_Task directions_
Look through the lines below and extract each one that contains "this".

_Material supplied_
···

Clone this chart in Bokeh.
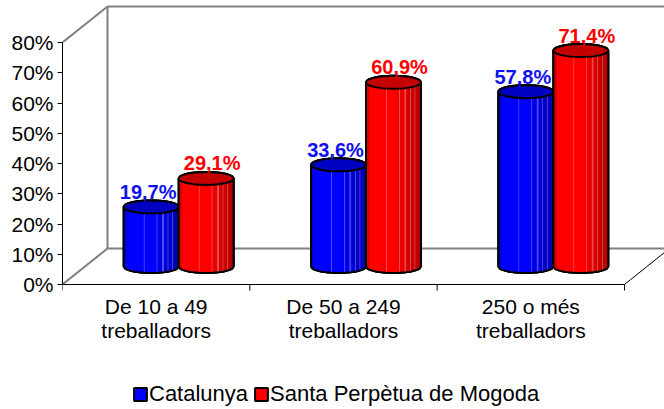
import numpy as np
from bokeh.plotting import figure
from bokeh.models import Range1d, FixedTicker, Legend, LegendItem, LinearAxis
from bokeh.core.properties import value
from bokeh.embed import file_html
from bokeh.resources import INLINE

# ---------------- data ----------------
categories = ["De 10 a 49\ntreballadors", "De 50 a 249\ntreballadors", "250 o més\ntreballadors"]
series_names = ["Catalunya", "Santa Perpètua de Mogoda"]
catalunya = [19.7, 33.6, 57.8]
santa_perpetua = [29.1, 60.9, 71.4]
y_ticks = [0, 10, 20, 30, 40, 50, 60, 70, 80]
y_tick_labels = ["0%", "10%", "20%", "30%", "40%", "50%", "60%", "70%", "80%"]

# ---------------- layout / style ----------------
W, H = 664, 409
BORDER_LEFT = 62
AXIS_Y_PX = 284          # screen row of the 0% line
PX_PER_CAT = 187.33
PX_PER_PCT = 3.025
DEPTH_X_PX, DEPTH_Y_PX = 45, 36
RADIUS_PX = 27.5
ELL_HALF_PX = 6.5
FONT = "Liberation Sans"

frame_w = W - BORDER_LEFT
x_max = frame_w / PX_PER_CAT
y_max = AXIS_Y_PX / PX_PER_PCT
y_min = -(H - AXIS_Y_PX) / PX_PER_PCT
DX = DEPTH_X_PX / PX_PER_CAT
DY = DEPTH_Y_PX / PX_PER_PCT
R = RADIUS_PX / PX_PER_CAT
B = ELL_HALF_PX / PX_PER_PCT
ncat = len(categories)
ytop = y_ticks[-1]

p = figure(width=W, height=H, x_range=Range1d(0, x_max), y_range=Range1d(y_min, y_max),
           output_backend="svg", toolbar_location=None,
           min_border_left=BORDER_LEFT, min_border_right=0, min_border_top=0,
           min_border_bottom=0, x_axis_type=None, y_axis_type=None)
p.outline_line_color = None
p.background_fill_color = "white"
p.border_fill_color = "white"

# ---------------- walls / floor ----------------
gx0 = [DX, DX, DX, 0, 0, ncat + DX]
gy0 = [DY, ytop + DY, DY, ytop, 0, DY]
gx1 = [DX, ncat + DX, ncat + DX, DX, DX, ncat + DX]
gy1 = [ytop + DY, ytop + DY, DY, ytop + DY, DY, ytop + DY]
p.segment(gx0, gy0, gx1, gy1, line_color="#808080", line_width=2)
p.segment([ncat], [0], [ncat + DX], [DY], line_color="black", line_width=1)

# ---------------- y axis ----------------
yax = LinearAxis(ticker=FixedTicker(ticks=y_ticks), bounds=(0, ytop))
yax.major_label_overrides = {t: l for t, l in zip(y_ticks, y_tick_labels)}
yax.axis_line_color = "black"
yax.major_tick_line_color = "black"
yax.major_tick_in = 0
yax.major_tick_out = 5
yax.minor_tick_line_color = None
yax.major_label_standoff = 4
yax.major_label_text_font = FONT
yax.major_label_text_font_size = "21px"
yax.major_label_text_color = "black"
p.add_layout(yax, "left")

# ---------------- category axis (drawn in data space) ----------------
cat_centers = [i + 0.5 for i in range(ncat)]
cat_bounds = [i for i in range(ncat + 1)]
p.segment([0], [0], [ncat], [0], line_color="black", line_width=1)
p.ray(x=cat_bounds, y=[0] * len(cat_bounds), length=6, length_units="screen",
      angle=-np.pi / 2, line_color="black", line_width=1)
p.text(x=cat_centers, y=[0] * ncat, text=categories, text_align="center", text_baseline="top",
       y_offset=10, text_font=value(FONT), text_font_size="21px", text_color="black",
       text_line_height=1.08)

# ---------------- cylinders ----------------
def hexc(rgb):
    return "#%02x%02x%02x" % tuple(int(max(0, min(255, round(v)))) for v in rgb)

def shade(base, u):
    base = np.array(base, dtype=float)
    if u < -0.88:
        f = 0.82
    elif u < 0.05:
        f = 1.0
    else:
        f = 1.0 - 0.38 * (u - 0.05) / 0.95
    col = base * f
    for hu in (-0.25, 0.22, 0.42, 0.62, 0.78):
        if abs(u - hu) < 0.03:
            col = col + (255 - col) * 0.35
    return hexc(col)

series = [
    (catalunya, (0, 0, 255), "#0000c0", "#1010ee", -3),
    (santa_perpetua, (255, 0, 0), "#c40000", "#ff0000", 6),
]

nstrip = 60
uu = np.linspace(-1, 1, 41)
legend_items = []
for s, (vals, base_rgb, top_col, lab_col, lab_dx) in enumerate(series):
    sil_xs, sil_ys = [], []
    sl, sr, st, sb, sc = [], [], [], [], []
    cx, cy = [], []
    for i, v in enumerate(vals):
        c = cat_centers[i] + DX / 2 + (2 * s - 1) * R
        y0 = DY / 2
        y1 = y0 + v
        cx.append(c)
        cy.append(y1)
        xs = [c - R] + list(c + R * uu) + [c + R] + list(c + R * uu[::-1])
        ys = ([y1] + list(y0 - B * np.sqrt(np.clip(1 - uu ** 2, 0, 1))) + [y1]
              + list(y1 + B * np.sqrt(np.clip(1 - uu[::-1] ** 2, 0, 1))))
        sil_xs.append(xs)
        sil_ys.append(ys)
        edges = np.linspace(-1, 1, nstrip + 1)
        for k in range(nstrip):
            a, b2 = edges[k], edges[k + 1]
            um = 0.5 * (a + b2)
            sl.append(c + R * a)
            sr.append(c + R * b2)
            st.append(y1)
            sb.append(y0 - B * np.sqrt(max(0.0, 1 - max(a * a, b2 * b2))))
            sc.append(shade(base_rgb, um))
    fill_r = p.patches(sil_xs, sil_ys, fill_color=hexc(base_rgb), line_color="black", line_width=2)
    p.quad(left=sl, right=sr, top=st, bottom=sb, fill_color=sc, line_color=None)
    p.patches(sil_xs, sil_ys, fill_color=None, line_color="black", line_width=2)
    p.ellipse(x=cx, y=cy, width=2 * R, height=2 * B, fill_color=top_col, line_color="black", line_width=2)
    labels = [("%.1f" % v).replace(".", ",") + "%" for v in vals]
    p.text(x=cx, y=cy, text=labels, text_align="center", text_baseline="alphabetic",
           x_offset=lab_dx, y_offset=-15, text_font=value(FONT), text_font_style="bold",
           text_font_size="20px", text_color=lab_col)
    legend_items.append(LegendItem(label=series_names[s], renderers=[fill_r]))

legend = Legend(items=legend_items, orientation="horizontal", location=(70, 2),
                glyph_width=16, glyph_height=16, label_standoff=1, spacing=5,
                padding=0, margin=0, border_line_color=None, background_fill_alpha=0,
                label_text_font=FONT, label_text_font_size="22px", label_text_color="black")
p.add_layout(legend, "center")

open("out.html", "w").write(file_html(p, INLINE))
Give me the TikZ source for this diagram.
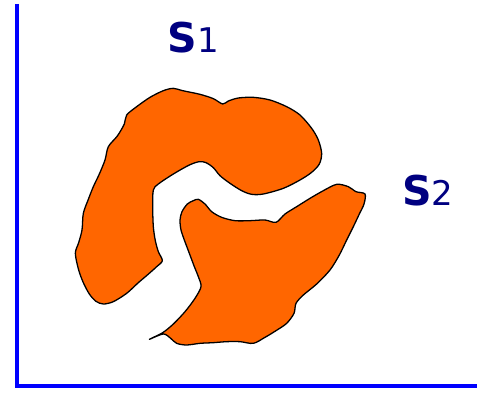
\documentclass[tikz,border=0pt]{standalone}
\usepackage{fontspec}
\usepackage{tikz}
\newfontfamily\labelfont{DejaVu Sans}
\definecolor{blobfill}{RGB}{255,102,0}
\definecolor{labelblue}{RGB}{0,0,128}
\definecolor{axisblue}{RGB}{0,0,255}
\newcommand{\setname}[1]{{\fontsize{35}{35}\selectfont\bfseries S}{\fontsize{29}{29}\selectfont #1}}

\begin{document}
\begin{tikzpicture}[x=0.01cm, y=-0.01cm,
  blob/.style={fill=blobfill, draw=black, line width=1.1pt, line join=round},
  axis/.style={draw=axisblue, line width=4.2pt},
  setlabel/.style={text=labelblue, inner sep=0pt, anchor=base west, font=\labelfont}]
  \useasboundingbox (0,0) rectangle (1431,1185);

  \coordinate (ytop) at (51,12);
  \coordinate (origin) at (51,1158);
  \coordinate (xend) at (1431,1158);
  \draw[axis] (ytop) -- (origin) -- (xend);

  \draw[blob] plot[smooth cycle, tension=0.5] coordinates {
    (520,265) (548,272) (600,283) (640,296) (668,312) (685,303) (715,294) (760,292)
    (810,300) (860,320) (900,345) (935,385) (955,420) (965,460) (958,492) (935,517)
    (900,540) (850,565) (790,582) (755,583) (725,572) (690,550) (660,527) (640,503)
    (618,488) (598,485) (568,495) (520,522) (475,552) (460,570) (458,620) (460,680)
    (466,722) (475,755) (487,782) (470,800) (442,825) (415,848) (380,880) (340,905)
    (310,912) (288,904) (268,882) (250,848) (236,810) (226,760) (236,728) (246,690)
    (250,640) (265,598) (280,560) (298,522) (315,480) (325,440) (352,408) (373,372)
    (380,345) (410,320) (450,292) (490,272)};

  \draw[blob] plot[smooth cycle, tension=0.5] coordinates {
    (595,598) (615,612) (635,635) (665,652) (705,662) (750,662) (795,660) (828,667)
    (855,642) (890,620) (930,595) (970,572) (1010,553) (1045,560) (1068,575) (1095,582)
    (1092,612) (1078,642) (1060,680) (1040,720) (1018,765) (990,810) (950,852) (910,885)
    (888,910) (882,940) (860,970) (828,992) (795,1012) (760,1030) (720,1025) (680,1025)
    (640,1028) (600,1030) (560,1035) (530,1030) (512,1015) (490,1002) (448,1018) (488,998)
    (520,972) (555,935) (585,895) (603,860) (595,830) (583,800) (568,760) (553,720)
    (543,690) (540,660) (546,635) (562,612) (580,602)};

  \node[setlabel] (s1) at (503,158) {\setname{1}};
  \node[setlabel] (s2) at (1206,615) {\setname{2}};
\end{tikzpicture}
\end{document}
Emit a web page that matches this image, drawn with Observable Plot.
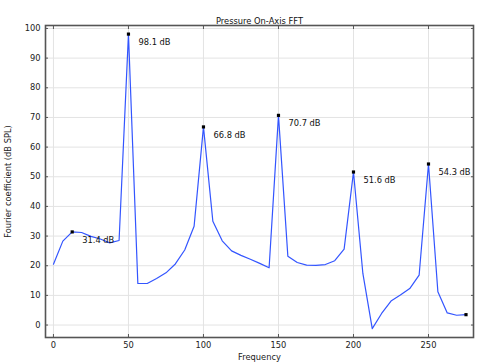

···

_Output of the exercise_
Clone this chart in Bokeh.
Give me the TikZ source for this diagram.
Emit a web page that matches this image, drawn with Observable Plot.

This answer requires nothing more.